Lediglich Estland muss sein Gleichstellungsgesetz noch durchs Parlament bringen, und fast alle Kandidaten haben Probleme beim Renteneintrittsalter: Es ist für Beamte und bei Betriebsrenten für Männer höher als für Frauen, was eine Diskriminierung bedeutet. Probleme bereitet auch der aus sowjetischer Tradition stammende Schutz von Frauen am Arbeitsplatz: Wenn junge Mütter drei Jahre lang keine Nachtarbeit verrichten dürfen oder ein Jahr lang nicht auf Geschäftsreisen geschickt werden können, schützt das unter planwirtschaftlichen Verhältnissen das Familienleben, unter marktwirtschaftlichen Bedingungen bedeutet es ein Karrierehindernis.

Das Beispiel zeigt, welchen Wertewandel die neuen Mitgliedsländer durchmachen müssen. Das kann im katholischen Malta bedeuten, den besonderen Schutz von Ehe und Familie einzuschränken und gleiche Rechte für gleichgeschlechtliche Paare einräumen zu müssen. Neue Gesetze bedeuten noch lange kein neues Denken. Da unterscheiden sich die neuen Mitgliedsländer nicht von den alten. In Estland zum Beispiel, wo der Gesetzgebungsprozess eher schleppend verläuft, sieht die Lohntabelle für Frauen viel günstiger aus als im auf dem Papier gut vorbereiteten Polen. Die Erklärung ist simpel: Estlands stürmische Wirtschaftsentwicklung sorgt dafür, dass der Bedarf an gut qualifizierten Arbeitskräften steigt und davon profitieren die Frauen.
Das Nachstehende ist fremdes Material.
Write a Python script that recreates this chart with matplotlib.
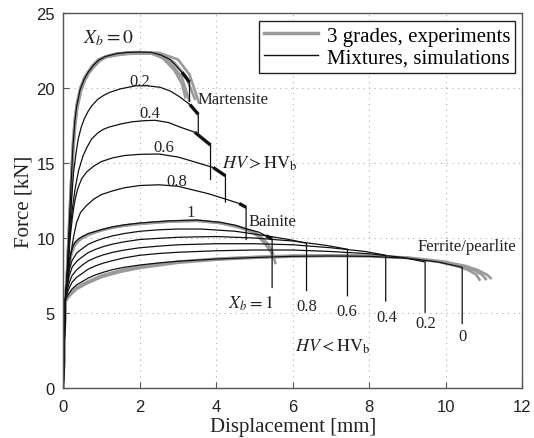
import matplotlib
matplotlib.use("Agg")
import matplotlib.pyplot as plt
from matplotlib.lines import Line2D

plt.rcParams['mathtext.fontset'] = 'stix'
serif = 'Liberation Serif'
sans = 'Liberation Sans'

# simulations, upper group (HV > HV_b), X_b = 0 ... 0.8  (x in mm, F in kN)
sim_hi_x = {
    '0':   [0, 0.05, 0.1, 0.15, 0.2, 0.25, 0.3, 0.35, 0.44, 0.55, 0.65, 0.78, 0.92, 1.1, 1.4, 1.7, 2.0,
            2.3, 2.55, 2.8, 3.1, 3.3, 3.3],
    '0.2': [0, 0.05, 0.1, 0.14, 0.18, 0.22, 0.27, 0.33, 0.39, 0.47, 0.55, 0.65, 0.74, 0.9, 1.05, 1.2,
            1.5, 1.9, 2.2, 2.53, 2.8, 3.05, 3.31, 3.53, 3.53],
    '0.4': [0, 0.05, 0.1, 0.14, 0.18, 0.24, 0.31, 0.4, 0.52, 0.63, 0.74, 0.9, 1.05, 1.2, 1.5, 1.8,
            2.1, 2.4, 2.75, 3.05, 3.44, 3.85, 3.85],
    '0.6': [0, 0.05, 0.1, 0.14, 0.18, 0.23, 0.28, 0.33, 0.38, 0.48, 0.61, 0.8, 1.0, 1.3, 1.6, 2.0,
            2.5, 3.0, 3.4, 3.92, 4.24, 4.24],
    '0.8': [0, 0.05, 0.1, 0.15, 0.2, 0.27, 0.35, 0.45, 0.6, 0.8, 1.0, 1.3, 1.6, 2.0, 2.5, 3.0,
            3.4, 3.8, 4.3, 4.6, 4.78, 4.78],
}
sim_hi_f = {
    '0':   [0, 5.6, 7.7, 10.6, 13.4, 16.0, 17.7, 18.8, 19.9, 20.6, 21.05, 21.5, 21.85, 22.1, 22.3, 22.38, 22.4,
            22.38, 22.2, 21.9, 21.05, 20.4, 19.1],
    '0.2': [0, 5.6, 7.5, 9.3, 11.0, 12.7, 14.4, 15.6, 16.6, 17.4, 17.95, 18.45, 18.8, 19.25, 19.5, 19.7,
            19.95, 20.15, 20.15, 20.05, 19.8, 19.4, 18.9, 18.25, 17.05],
    '0.4': [0, 5.6, 7.3, 8.9, 10.5, 12.0, 13.3, 14.5, 15.5, 16.1, 16.6, 17.0, 17.25, 17.4, 17.6, 17.75,
            17.82, 17.85, 17.7, 17.4, 17.05, 16.2, 13.9],
    '0.6': [0, 5.6, 7.2, 8.6, 10.0, 11.2, 12.15, 12.8, 13.3, 13.95, 14.4, 14.8, 15.1, 15.35, 15.5, 15.58,
            15.6, 15.4, 15.1, 14.7, 14.15, 12.4],
    '0.8': [0, 5.6, 7.0, 8.0, 9.0, 10.1, 11.05, 11.7, 12.15, 12.6, 12.9, 13.15, 13.35, 13.5, 13.55, 13.45,
            13.2, 12.95, 12.55, 12.3, 12.05, 9.9],
}

# bainite, X_b = 1 (shared by both groups)
bai_x = [0, 0.05, 0.1, 0.14, 0.18, 0.24, 0.3, 0.4, 0.5, 0.65, 0.85, 1.05, 1.3, 1.6, 2.0, 2.4, 2.8,
         3.5, 4.1, 4.5, 4.8, 5.1, 5.3, 5.46, 5.46]
bai_f = [0, 5.8, 7.4, 8.2, 8.8, 9.35, 9.7, 9.95, 10.1, 10.3, 10.45, 10.6, 10.75, 10.88, 11.0, 11.08, 11.15,
         11.2, 11.05, 10.85, 10.6, 10.4, 10.15, 9.95, 6.7]

# simulations, lower group (HV < HV_b), X_b = 0.8 ... 0
lo_x0 = [0, 0.05, 0.1, 0.16, 0.23, 0.35, 0.5, 0.65, 0.85, 1.05, 1.3, 1.6, 2.0, 2.5, 3.0]
sim_lo_x = {
    '0.8': lo_x0 + [3.6, 4.5, 5.3, 5.9, 6.36, 6.36],
    '0.6': lo_x0 + [4.0, 5.0, 6.0, 6.9, 7.43, 7.43],
    '0.4': lo_x0 + [4.0, 5.0, 6.0, 7.0, 7.9, 8.43, 8.43],
    '0.2': lo_x0 + [4.0, 5.0, 6.0, 7.0, 8.0, 8.9, 9.46, 9.46],
    '0':   lo_x0 + [4.0, 5.0, 6.0, 7.0, 8.0, 9.0, 9.8, 10.43, 10.43],
}
sim_lo_f = {
    '0.8': [0, 5.9, 7.0, 7.9, 8.5, 9.0, 9.3, 9.58, 9.8, 9.98, 10.15, 10.3, 10.45, 10.55, 10.6,
            10.6, 10.45, 10.15, 9.9, 9.65, 6.5],
    '0.6': [0, 5.9, 6.75, 7.5, 8.05, 8.45, 8.75, 9.02, 9.25, 9.43, 9.6, 9.75, 9.9, 9.98, 10.05,
            10.1, 10.0, 9.8, 9.5, 9.25, 6.15],
    '0.4': [0, 5.9, 6.5, 7.05, 7.5, 7.88, 8.2, 8.47, 8.7, 8.88, 9.05, 9.2, 9.35, 9.46, 9.55,
            9.62, 9.62, 9.55, 9.35, 9.1, 8.85, 5.8],
    '0.2': [0, 5.9, 6.3, 6.7, 7.05, 7.38, 7.65, 7.92, 8.15, 8.33, 8.5, 8.68, 8.85, 8.97, 9.05,
            9.15, 9.2, 9.2, 9.1, 8.95, 8.7, 8.4, 5.05],
    '0':   [0, 5.9, 6.1, 6.35, 6.6, 6.88, 7.1, 7.33, 7.55, 7.72, 7.9, 8.05, 8.2, 8.34, 8.45,
            8.6, 8.7, 8.78, 8.8, 8.78, 8.65, 8.4, 8.05, 4.3],
}

# experiments (3 grades, repeated tests)
exp_mar_x = [
    [0, 0.05, 0.1, 0.15, 0.2, 0.25, 0.3, 0.35, 0.44, 0.55, 0.65, 0.78, 0.92, 1.1, 1.4, 1.7, 2.0, 2.3, 2.6, 2.9, 3.1, 3.2],
    [0, 0.05, 0.1, 0.15, 0.2, 0.26, 0.31, 0.36, 0.46, 0.56, 0.66, 0.8, 0.95, 1.1, 1.4, 1.7, 2.0, 2.4, 2.8, 3.1, 3.3],
    [0, 0.05, 0.1, 0.15, 0.2, 0.25, 0.3, 0.35, 0.45, 0.55, 0.65, 0.78, 0.92, 1.1, 1.4, 1.7, 2.0, 2.5, 2.9, 3.2, 3.45],
    [0, 0.05, 0.1, 0.15, 0.21, 0.26, 0.31, 0.36, 0.46, 0.56, 0.66, 0.8, 0.95, 1.1, 1.4, 1.7, 2.0, 2.5, 3.0, 3.3, 3.55],
]
exp_mar_f = [
    [0, 5.6, 7.8, 10.8, 13.6, 16.2, 17.9, 18.9, 20.0, 20.7, 21.1, 21.55, 21.9, 22.1, 22.28, 22.35, 22.35, 22.3, 22.0, 21.2, 20.3, 19.3],
    [0, 5.6, 7.6, 10.4, 13.2, 15.9, 17.6, 18.7, 19.8, 20.5, 21.0, 21.45, 21.85, 22.05, 22.2, 22.28, 22.3, 22.3, 21.7, 20.7, 19.1],
    [0, 5.6, 7.7, 10.6, 13.4, 16.1, 17.8, 18.8, 19.9, 20.6, 21.0, 21.5, 21.9, 22.1, 22.3, 22.38, 22.4, 22.3, 21.7, 20.8, 19.2],
    [0, 5.6, 7.5, 10.3, 13.1, 15.8, 17.5, 18.6, 19.8, 20.5, 20.95, 21.4, 21.8, 22.05, 22.2, 22.3, 22.35, 22.35, 21.9, 20.9, 19.0],
]
exp_bai_x = [
    [0, 0.05, 0.1, 0.14, 0.18, 0.24, 0.3, 0.4, 0.5, 0.65, 0.85, 1.05, 1.3, 1.6, 2.0, 2.8, 3.5, 4.1, 4.6,
     5.0, 5.2, 5.35, 5.48, 5.55],
    [0, 0.05, 0.1, 0.14, 0.18, 0.24, 0.3, 0.4, 0.5, 0.65, 0.85, 1.05, 1.3, 1.6, 2.0, 2.8, 3.5, 4.1, 4.6,
     4.9, 5.1, 5.28, 5.42, 5.5],
]
exp_bai_f = [
    [0, 5.7, 7.2, 8.0, 8.6, 9.15, 9.5, 9.8, 10.0, 10.2, 10.4, 10.55, 10.7, 10.83, 10.95, 11.1, 11.15, 11.0, 10.75,
     10.4, 10.0, 9.6, 9.0, 8.25],
    [0, 5.7, 7.3, 8.1, 8.7, 9.25, 9.6, 9.85, 10.05, 10.22, 10.4, 10.55, 10.7, 10.83, 10.95, 11.1, 11.15, 11.0, 10.7,
     10.45, 10.1, 9.6, 9.1, 8.6],
]
exp_fp_x = [
    [0, 0.05, 0.1, 0.2, 0.35, 0.6, 1.0, 1.5, 2.0, 3.0, 4.0, 5.0, 6.0, 7.0, 8.0, 9.0, 9.8, 10.3, 10.6, 10.8, 10.9],
    [0, 0.05, 0.1, 0.2, 0.35, 0.6, 1.0, 1.5, 2.0, 3.0, 4.0, 5.0, 6.0, 7.0, 8.0, 9.0, 9.8, 10.4, 10.75, 10.95, 11.07],
    [0, 0.05, 0.1, 0.2, 0.35, 0.6, 1.0, 1.5, 2.0, 3.0, 4.0, 5.0, 6.0, 7.0, 8.0, 9.0, 9.9, 10.5, 10.85, 11.08, 11.2],
]
exp_fp_f = [
    [0, 5.7, 5.95, 6.25, 6.6, 6.95, 7.4, 7.75, 8.0, 8.35, 8.55, 8.68, 8.76, 8.8, 8.78, 8.66, 8.42, 8.12, 7.85, 7.55, 7.15],
    [0, 5.7, 5.95, 6.3, 6.65, 7.0, 7.45, 7.8, 8.05, 8.4, 8.6, 8.72, 8.8, 8.83, 8.8, 8.68, 8.45, 8.15, 7.85, 7.55, 7.2],
    [0, 5.7, 6.0, 6.35, 6.7, 7.05, 7.5, 7.85, 8.1, 8.43, 8.62, 8.74, 8.82, 8.85, 8.82, 8.7, 8.45, 8.15, 7.85, 7.55, 7.27],
]

fig = plt.figure(figsize=(5.34, 4.39), dpi=100)
ax = fig.add_axes([0.1185, 0.1139, 0.8595, 0.8541])

exp_col = '#9a9a9a'
for xs, fs in zip(exp_mar_x + exp_bai_x + exp_fp_x, exp_mar_f + exp_bai_f + exp_fp_f):
    ax.plot(xs, fs, color=exp_col, lw=1.9, solid_capstyle='butt', solid_joinstyle='round')

sim_col = '#111111'
for k in sim_hi_x:
    xs, fs = sim_hi_x[k], sim_hi_f[k]
    ax.plot(xs, fs, color=sim_col, lw=0.9)
    # steep softening before failure drawn heavier
    ax.plot(xs[-3:-1], fs[-3:-1], color=sim_col, lw=2.4, solid_capstyle='butt')
ax.plot(bai_x, bai_f, color=sim_col, lw=0.9)
ax.plot(bai_x[-3:-1], bai_f[-3:-1], color=sim_col, lw=2.4, solid_capstyle='butt')
for k in sim_lo_x:
    ax.plot(sim_lo_x[k], sim_lo_f[k], color=sim_col, lw=0.9)

# labels on the curves
tc = '#222222'
txt = dict(family=serif, fontsize=12, color=tc, ha='center', va='center')
ax.text(1.17, 23.4, r'$X_b = 0$', ha='center', va='center', fontsize=14, color=tc)
ax.text(2.0, 20.47, '0.2', **txt)
ax.text(2.27, 18.33, '0.4', **txt)
ax.text(2.63, 16.07, '0.6', **txt)
ax.text(2.97, 13.8, '0.8', **txt)
ax.text(3.34, 11.73, '1', **txt)
ax.text(3.52, 19.27, 'Martensite', family=serif, fontsize=12, color=tc, ha='left', va='center')
ax.text(4.15, 15.0, r'$HV > \mathrm{HV}_\mathrm{b}$', ha='left', va='center', fontsize=13, color=tc)
ax.text(4.83, 11.13, 'Bainite', family=serif, fontsize=12, color=tc, ha='left', va='center')
ax.text(9.27, 9.47, 'Ferrite/pearlite', family=serif, fontsize=12, color=tc, ha='left', va='center')
ax.text(4.91, 5.67, r'$X_b = 1$', ha='center', va='center', fontsize=13, color=tc)
ax.text(6.37, 5.47, '0.8', **txt)
ax.text(7.42, 5.13, '0.6', **txt)
ax.text(8.46, 4.73, '0.4', **txt)
ax.text(9.48, 4.33, '0.2', **txt)
ax.text(10.45, 3.47, '0', **txt)
ax.text(7.05, 2.8, r'$HV < \mathrm{HV}_\mathrm{b}$', ha='center', va='center', fontsize=13, color=tc)

ax.set_xlim(0, 12)
ax.set_ylim(0, 25)
ax.set_xticks([0, 2, 4, 6, 8, 10, 12])
ax.set_yticks([0, 5, 10, 15, 20, 25])
ax.grid(True, linestyle=(0, (1, 4)), color='#aaaaaa', lw=0.8)
ax.tick_params(direction='in', length=4, color='#555555', labelsize=12)
ax.tick_params(axis='x', pad=8)
ax.tick_params(axis='y', pad=6)
for lab in ax.get_xticklabels() + ax.get_yticklabels():
    lab.set_family(sans)
    lab.set_color(tc)
for sp in ax.spines.values():
    sp.set_color('#555555')
    sp.set_linewidth(1.0)

ax.set_xlabel('Displacement [mm]', family=serif, fontsize=15, labelpad=2, color=tc)
ax.set_ylabel('Force [kN]', family=serif, fontsize=15, labelpad=2, color=tc)

handles = [Line2D([], [], color=exp_col, lw=2.5), Line2D([], [], color=sim_col, lw=1.0)]
leg = ax.legend(handles, ['3 grades, experiments', 'Mixtures, simulations'],
                loc='upper right', bbox_to_anchor=(0.985, 0.979), borderaxespad=0,
                prop={'family': serif, 'size': 15}, fancybox=False, framealpha=1,
                edgecolor='#222222', handlelength=2.6, borderpad=0.25, labelspacing=0.1,
                handletextpad=0.4)
leg.get_frame().set_linewidth(1.0)

fig.savefig('out.png', dpi=100)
In der Kommission ist man sich der Diskrepanz zwischen rechtlichen Rahmenbedingungen und Lebenswirklichkeit wohl bewusst. Fördermittel aus Brüssel fließen in Programme, die das Selbstbewusstsein und das Wissen um die neuen Rechte stärken sollen. Denn was hinter geschlossenen Türen zwischen dem Chef und seiner Sekretärin passiert, was im Einstellungsgespräch gesagt und gefragt wurde, kann nur dann mit Hilfe neuer Gesetze geahndet werden, wenn die Betroffene zu einer Klage bereit ist.

In Westeuropa begann der feministische Bewusstseinsbildungsprozess in den 70er-Jahren. Auf diese Tradition können die Frauen im Osten nicht zurückgreifen. Deshalb, so sagt die slowakische Frauenrechtlerin Dagmar Simunkova, „steht bislang alles nur auf dem Papier“. In der Slowakei verdienen Frauen im Schnitt weniger als 70 Prozent des Lohns, den ein Mann in der gleichen Position bekommt.

Simunkova schwört auf die so genannten „Zwillingsprogramme“ der EU-Kommission, die auch in Brüssel als sehr erfolgreich bewertet werden. Mit diesen Programmen werden Partnerschaften zwischen privaten Frauenlobbys, Gleichstellungsstellen in Unternehmen und Ämtern und Frauenorganisationen der Parteien gefördert. „Wir brauchen Partnerinnen, die wissen wie das funktioniert“, sagt Simunkova. Die Schwestern aus dem Westen sollen dafür sorgen, dass die Neulinge das umsetzen, was in den alten Mitgliedsländern zum Teil noch nicht einmal auf dem Papier steht.